-- Task statement --
Every line below should be copied exactly; drop the pictures.

= = =

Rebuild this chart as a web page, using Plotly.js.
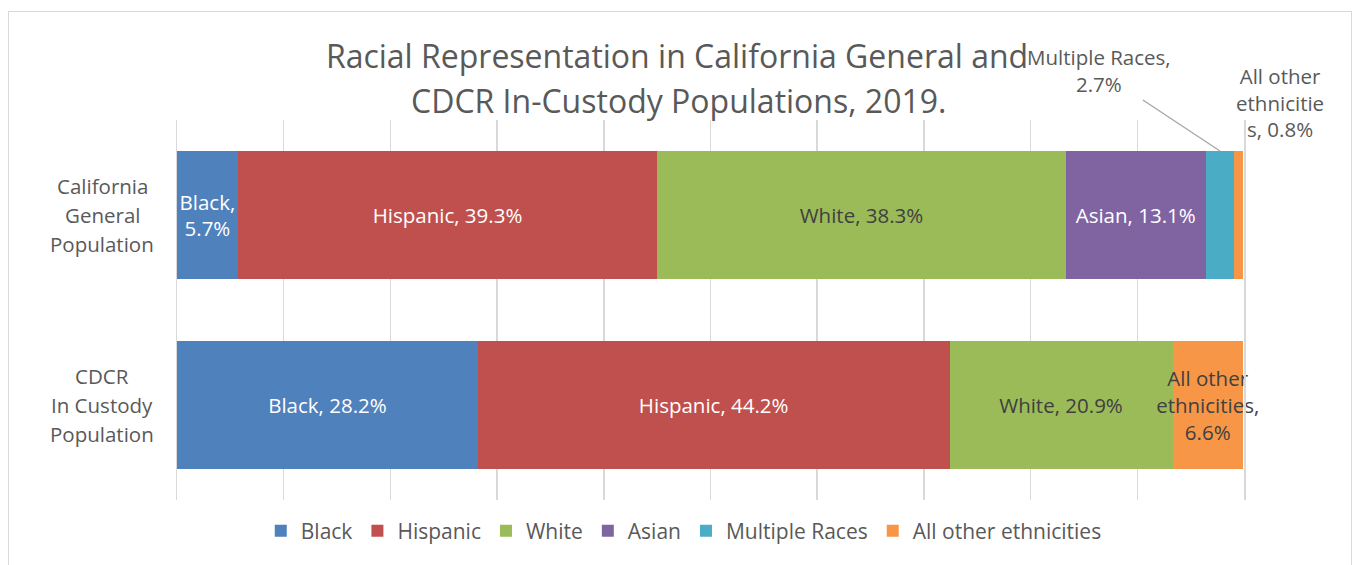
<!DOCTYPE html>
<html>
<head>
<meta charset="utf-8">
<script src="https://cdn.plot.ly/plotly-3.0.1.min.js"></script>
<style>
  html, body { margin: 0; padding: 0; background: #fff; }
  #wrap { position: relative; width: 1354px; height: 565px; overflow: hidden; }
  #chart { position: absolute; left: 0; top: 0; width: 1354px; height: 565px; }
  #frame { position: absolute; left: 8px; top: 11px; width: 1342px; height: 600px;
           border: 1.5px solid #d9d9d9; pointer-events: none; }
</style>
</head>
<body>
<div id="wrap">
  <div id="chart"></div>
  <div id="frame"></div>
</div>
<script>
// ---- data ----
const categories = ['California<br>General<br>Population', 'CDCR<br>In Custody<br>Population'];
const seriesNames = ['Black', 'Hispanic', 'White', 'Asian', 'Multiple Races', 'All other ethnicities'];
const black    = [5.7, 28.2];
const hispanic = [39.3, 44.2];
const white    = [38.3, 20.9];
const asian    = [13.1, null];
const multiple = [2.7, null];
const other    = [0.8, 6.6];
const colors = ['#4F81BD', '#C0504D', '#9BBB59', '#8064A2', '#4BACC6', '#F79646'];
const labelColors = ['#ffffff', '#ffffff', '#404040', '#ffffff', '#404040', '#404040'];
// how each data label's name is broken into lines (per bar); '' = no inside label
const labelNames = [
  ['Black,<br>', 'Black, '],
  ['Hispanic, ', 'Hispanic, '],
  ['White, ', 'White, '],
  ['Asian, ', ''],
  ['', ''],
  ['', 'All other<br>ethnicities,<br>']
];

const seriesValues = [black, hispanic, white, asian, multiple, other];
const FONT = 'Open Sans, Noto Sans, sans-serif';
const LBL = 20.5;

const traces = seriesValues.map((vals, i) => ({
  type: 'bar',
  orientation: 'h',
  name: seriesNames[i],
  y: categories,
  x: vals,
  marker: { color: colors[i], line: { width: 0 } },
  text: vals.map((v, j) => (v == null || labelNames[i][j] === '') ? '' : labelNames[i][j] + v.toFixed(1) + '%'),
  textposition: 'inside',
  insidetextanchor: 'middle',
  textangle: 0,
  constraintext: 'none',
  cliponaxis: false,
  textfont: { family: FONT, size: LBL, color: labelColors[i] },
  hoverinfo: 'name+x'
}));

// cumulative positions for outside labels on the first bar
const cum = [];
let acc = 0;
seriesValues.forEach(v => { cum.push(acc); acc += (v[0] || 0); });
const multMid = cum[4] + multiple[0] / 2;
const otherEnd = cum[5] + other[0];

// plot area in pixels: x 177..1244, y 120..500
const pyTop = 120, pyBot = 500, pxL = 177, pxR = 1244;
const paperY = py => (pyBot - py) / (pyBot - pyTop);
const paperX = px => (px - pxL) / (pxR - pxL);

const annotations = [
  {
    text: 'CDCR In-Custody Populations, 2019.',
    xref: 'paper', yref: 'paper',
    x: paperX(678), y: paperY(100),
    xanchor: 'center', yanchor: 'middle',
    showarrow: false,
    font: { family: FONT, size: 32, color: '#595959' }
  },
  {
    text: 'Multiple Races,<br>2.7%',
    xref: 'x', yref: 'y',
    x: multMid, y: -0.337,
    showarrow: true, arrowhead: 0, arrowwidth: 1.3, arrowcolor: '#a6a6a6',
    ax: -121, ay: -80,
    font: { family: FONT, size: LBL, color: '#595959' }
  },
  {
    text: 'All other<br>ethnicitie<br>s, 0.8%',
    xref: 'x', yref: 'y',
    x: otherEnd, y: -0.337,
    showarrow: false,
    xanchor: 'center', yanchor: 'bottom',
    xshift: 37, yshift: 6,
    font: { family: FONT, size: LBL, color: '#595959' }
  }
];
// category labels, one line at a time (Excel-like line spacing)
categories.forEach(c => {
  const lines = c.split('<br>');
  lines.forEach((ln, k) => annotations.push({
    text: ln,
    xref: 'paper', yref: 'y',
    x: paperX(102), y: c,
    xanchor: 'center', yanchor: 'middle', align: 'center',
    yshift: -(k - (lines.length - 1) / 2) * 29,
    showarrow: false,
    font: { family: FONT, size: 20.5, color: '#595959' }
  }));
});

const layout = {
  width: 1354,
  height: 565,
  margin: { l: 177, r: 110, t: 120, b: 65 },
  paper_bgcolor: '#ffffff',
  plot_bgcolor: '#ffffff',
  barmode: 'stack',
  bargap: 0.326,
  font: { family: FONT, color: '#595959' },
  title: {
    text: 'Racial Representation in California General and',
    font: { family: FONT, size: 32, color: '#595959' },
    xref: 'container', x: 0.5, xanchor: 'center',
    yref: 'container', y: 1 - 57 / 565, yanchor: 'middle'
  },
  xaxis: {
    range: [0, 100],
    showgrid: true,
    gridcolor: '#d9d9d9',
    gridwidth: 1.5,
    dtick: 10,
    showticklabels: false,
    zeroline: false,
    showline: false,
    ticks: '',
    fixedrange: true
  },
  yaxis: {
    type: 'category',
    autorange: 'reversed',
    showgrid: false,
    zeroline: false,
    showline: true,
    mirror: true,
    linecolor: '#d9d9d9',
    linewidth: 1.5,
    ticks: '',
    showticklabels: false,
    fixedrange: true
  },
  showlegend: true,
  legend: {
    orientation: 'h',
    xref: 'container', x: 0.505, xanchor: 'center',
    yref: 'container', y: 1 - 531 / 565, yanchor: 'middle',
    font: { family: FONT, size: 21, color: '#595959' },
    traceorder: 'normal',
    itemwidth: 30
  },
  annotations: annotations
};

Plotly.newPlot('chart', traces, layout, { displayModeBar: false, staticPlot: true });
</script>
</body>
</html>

= = =

-- Written answer --
Rebuild this chart as a web page, using Plotly.js.
<!DOCTYPE html>
<html>
<head>
<meta charset="utf-8">
<script src="https://cdn.plot.ly/plotly-3.0.1.min.js"></script>
<style>
  html, body { margin: 0; padding: 0; background: #fff; }
  #wrap { position: relative; width: 1354px; height: 565px; overflow: hidden; }
  #chart { position: absolute; left: 0; top: 0; width: 1354px; height: 565px; }
  #frame { position: absolute; left: 8px; top: 11px; width: 1342px; height: 600px;
           border: 1.5px solid #d9d9d9; pointer-events: none; }
</style>
</head>
<body>
<div id="wrap">
  <div id="chart"></div>
  <div id="frame"></div>
</div>
<script>
// ---- data ----
const categories = ['California<br>General<br>Population', 'CDCR<br>In Custody<br>Population'];
const seriesNames = ['Black', 'Hispanic', 'White', 'Asian', 'Multiple Races', 'All other ethnicities'];
const black    = [5.7, 28.2];
const hispanic = [39.3, 44.2];
const white    = [38.3, 20.9];
const asian    = [13.1, null];
const multiple = [2.7, null];
const other    = [0.8, 6.6];
const colors = ['#4F81BD', '#C0504D', '#9BBB59', '#8064A2', '#4BACC6', '#F79646'];
const labelColors = ['#ffffff', '#ffffff', '#404040', '#ffffff', '#404040', '#404040'];
// how each data label's name is broken into lines (per bar); '' = no inside label
const labelNames = [
  ['Black,<br>', 'Black, '],
  ['Hispanic, ', 'Hispanic, '],
  ['White, ', 'White, '],
  ['Asian, ', ''],
  ['', ''],
  ['', 'All other<br>ethnicities,<br>']
];

const seriesValues = [black, hispanic, white, asian, multiple, other];
const FONT = 'Open Sans, Noto Sans, sans-serif';
const LBL = 20.5;

const traces = seriesValues.map((vals, i) => ({
  type: 'bar',
  orientation: 'h',
  name: seriesNames[i],
  y: categories,
  x: vals,
  marker: { color: colors[i], line: { width: 0 } },
  text: vals.map((v, j) => (v == null || labelNames[i][j] === '') ? '' : labelNames[i][j] + v.toFixed(1) + '%'),
  textposition: 'inside',
  insidetextanchor: 'middle',
  textangle: 0,
  constraintext: 'none',
  cliponaxis: false,
  textfont: { family: FONT, size: LBL, color: labelColors[i] },
  hoverinfo: 'name+x'
}));

// cumulative positions for outside labels on the first bar
const cum = [];
let acc = 0;
seriesValues.forEach(v => { cum.push(acc); acc += (v[0] || 0); });
const multMid = cum[4] + multiple[0] / 2;
const otherEnd = cum[5] + other[0];

// plot area in pixels: x 177..1244, y 120..500
const pyTop = 120, pyBot = 500, pxL = 177, pxR = 1244;
const paperY = py => (pyBot - py) / (pyBot - pyTop);
const paperX = px => (px - pxL) / (pxR - pxL);

const annotations = [
  {
    text: 'CDCR In-Custody Populations, 2019.',
    xref: 'paper', yref: 'paper',
    x: paperX(678), y: paperY(100),
    xanchor: 'center', yanchor: 'middle',
    showarrow: false,
    font: { family: FONT, size: 32, color: '#595959' }
  },
  {
    text: 'Multiple Races,<br>2.7%',
    xref: 'x', yref: 'y',
    x: multMid, y: -0.337,
    showarrow: true, arrowhead: 0, arrowwidth: 1.3, arrowcolor: '#a6a6a6',
    ax: -121, ay: -80,
    font: { family: FONT, size: LBL, color: '#595959' }
  },
  {
    text: 'All other<br>ethnicitie<br>s, 0.8%',
    xref: 'x', yref: 'y',
    x: otherEnd, y: -0.337,
    showarrow: false,
    xanchor: 'center', yanchor: 'bottom',
    xshift: 37, yshift: 6,
    font: { family: FONT, size: LBL, color: '#595959' }
  }
];
// category labels, one line at a time (Excel-like line spacing)
categories.forEach(c => {
  const lines = c.split('<br>');
  lines.forEach((ln, k) => annotations.push({
    text: ln,
    xref: 'paper', yref: 'y',
    x: paperX(102), y: c,
    xanchor: 'center', yanchor: 'middle', align: 'center',
    yshift: -(k - (lines.length - 1) / 2) * 29,
    showarrow: false,
    font: { family: FONT, size: 20.5, color: '#595959' }
  }));
});

const layout = {
  width: 1354,
  height: 565,
  margin: { l: 177, r: 110, t: 120, b: 65 },
  paper_bgcolor: '#ffffff',
  plot_bgcolor: '#ffffff',
  barmode: 'stack',
  bargap: 0.326,
  font: { family: FONT, color: '#595959' },
  title: {
    text: 'Racial Representation in California General and',
    font: { family: FONT, size: 32, color: '#595959' },
    xref: 'container', x: 0.5, xanchor: 'center',
    yref: 'container', y: 1 - 57 / 565, yanchor: 'middle'
  },
  xaxis: {
    range: [0, 100],
    showgrid: true,
    gridcolor: '#d9d9d9',
    gridwidth: 1.5,
    dtick: 10,
    showticklabels: false,
    zeroline: false,
    showline: false,
    ticks: '',
    fixedrange: true
  },
  yaxis: {
    type: 'category',
    autorange: 'reversed',
    showgrid: false,
    zeroline: false,
    showline: true,
    mirror: true,
    linecolor: '#d9d9d9',
    linewidth: 1.5,
    ticks: '',
    showticklabels: false,
    fixedrange: true
  },
  showlegend: true,
  legend: {
    orientation: 'h',
    xref: 'container', x: 0.505, xanchor: 'center',
    yref: 'container', y: 1 - 531 / 565, yanchor: 'middle',
    font: { family: FONT, size: 21, color: '#595959' },
    traceorder: 'normal',
    itemwidth: 30
  },
  annotations: annotations
};

Plotly.newPlot('chart', traces, layout, { displayModeBar: false, staticPlot: true });
</script>
</body>
</html>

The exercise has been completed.